With a 33% royalty, southern farmers refused to pay and decided to counterfeit the cotton gin instead.
In response, Whitney spent most of his time fighting legal battles against those that stole his design. Ultimately, he made $90,000 for his efforts, which was just enough to cover his costs. If Whitney and Miller had sold their device at a reasonable price, they may have received the fortunes they so desired. Ironically, later in life Whitney was awarded a hefty sum in a government contract for producing interchangeable guns, but spent nearly all of the money he received fighting legal battles for his cotton gin. Some people never learn.
And so it goes with investing. Any short tour of financial history will provide plenty examples of men (historically, it has almost always been men) who let greed get the better of them.
You could start with Jacob Little, who is reported to have made and lost a fortune somewhere between 3 and 9 times before dying penniless in 1865. Or you could use the likes of Sir Isaac Newton, one of the smartest men who ever lived, yet still lost a small fortune (~33% of his assets) in the South Sea Bubble of 1720. Newton had originally sold his shares for a handsome profit, but couldn’t resist buying back in as prices kept rising. You could also consider the most famous trader in history, Jesse Livermore, who won and lost his fortune on four occasions before committing suicide in 1940. Thankfully, Livermore had the sense to buy his family annuities before his final foray into bankruptcy.
Why is greed so pervasive in finance? You could argue that it’s about money (and it is for some people), but if you dig deeper you will realize that money isn’t the answer. How else could you explain someone with tens of millions (or billions) of dollars going broke? Once you have such levels of wealth, all you have to do is diversify and it is unlikely you or your descendants will ever know poverty again.
The irony is that this is a money game and money is the way we keep score. But the real object of the Game is not money, it is the playing of the Game itself. For the true players, you could take all the trophies away and substitute plastic beads or whale’s teeth; as long as there is a way to keep score, they will play.
As Jordan Peterson highlights in 12 Rules for Life, status-seeking has been in the animal kingdom for millions of years. Lobsters do it, wrens do it, and humans do it too. There is nothing new about this and it won’t change in the next millennia. This is particularly true for investors who have an easy way to quantify status—money.

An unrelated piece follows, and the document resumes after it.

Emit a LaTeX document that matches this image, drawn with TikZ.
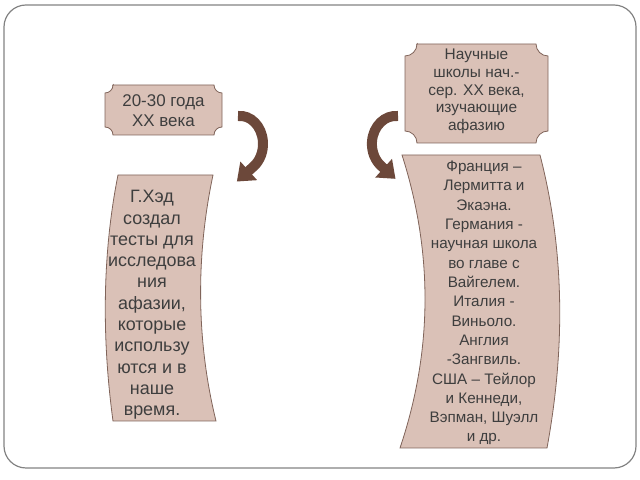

So when prices start to rocket upward for a particular stock or a particular asset class, it’s not the money that draws people in, it is the perceived change of their place in the status hierarchy. As Warren Buffett said in a 2018 interview with Andrew Ross Sorkin:
People start being interested in something because it’s going up, not because they understand it or anything else. But the guy next door, who they know is dumber than they are, is getting rich and they aren’t.
Just imagine the feeling. You are being surpassed by people that you know are less accomplished, less intelligent, and less “worthy” of such status. This is why headlines like “Everyone is Getting Hilariously Rich and You’re Not” are so effective at triggering your greed. You don’t want to be left behind, so you think about getting in. But, before you do, you should answer one question…
Burn Out or Fade Away?
I’ll never forget one of the most chilling lines in Kurt Cobain’s suicide note:
It’s better to burn out than to fade away
The line comes from a Neil Young song, but gets at one of the biggest tradeoffs we all make in life. Should you go for something big and possibly fail (burn out) or play it safe (fade away)? Before you do something that could be considered greedy, ask yourself:
Is it better to burn out or fade away?
This question gets at whether you want a high variance or a low variance in your life outcomes. Cobain, Whitney, and Livermore all made their choice early on in their lives, and they all paid a price in some way or another. However, for every failure there is a success story of someone who took incredible risk and won.
I am not trying to convince you that there is a right answer to this question. There isn’t. The question is whether you are willing to pay the price of greed. Whether you would give up the safe route to take a more dangerous path. Because the price of greed isn’t about the money you lost…it’s about the life you could have had.
I don’t know if it is better to burn out or fade away, but, while I figure it out, thank you for reading!